Hay una paradoja (¿contradicción?) en el hecho de que el trabajo de Cachiporra, que disuelve la oposición entre la ilusión y el desnudamiento del dispositivo que la produce, haya sido retratado en un documental observacional que es 100% “transparente”, es decir que en ningún momento se acusa la presencia del equipo de filmación. No hay una sola mirada a cámara, cosa que es llamativa en una película que involucra a muchos niños chicos y en la que hay escenas en espacios cerrados no muy grandes. Tenemos una gran concentración e inmersión en las situaciones mostradas.

Esta inmersión está hecha con singular habilidad.
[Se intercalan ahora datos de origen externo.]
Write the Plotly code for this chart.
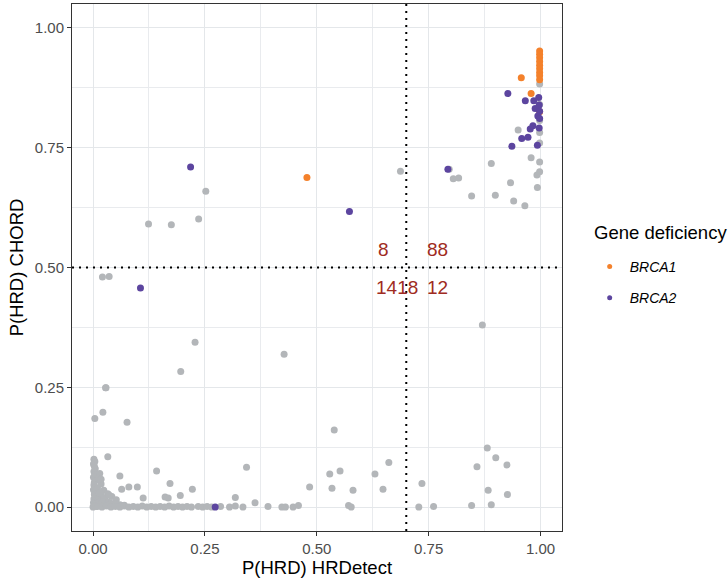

La sabiduría de la mirada de Jacob se nota a cada paso, y junto con el fotógrafo Diego Varela y el sonidista Daniel Márquez lograron una visión del Uruguay rural como no recuerdo haber visto nunca: la niebla matinal, el pasto húmedo, el barro, los bichos, las carreteras, el interior de los hogares y escuelas, los rostros: uno casi siente los olores, la temperatura y la brisa. Hay algunos planos increíblemente sugestivos, como uno tomado desde atrás del escenario: vemos de cerca a los títeres, más lejos está la fila de niños que son espectadores de la obra, y aun más al fondo, la carretera por la que pasa un camión enorme. Y el plano final condensa la idea de la inversión de perspectiva, porque está tomado también desde adentro del retablo, y desde allí vemos el exterior, en el momento en que los titiriteros, después del espectáculo, interactúan con los niños.

Un texto presentado en pantalla al final de Los ilusionistas nos informa que la experiencia de Cachiporra con las escuelas rurales, “lamentablemente, nunca más se repitió”. Importa tenerlo presente, porque esta película, además de ser un placer en sí misma, es la muestra más elocuente de la enorme relevancia que pueden llegar a tener este tipo de iniciativas, con un costo relativamente modesto y grandes resultados en lo educativo.

Los ilusionistas, dirigida por Mario Jacob. Uruguay, 2017. Auditorio Nelly Goitiño.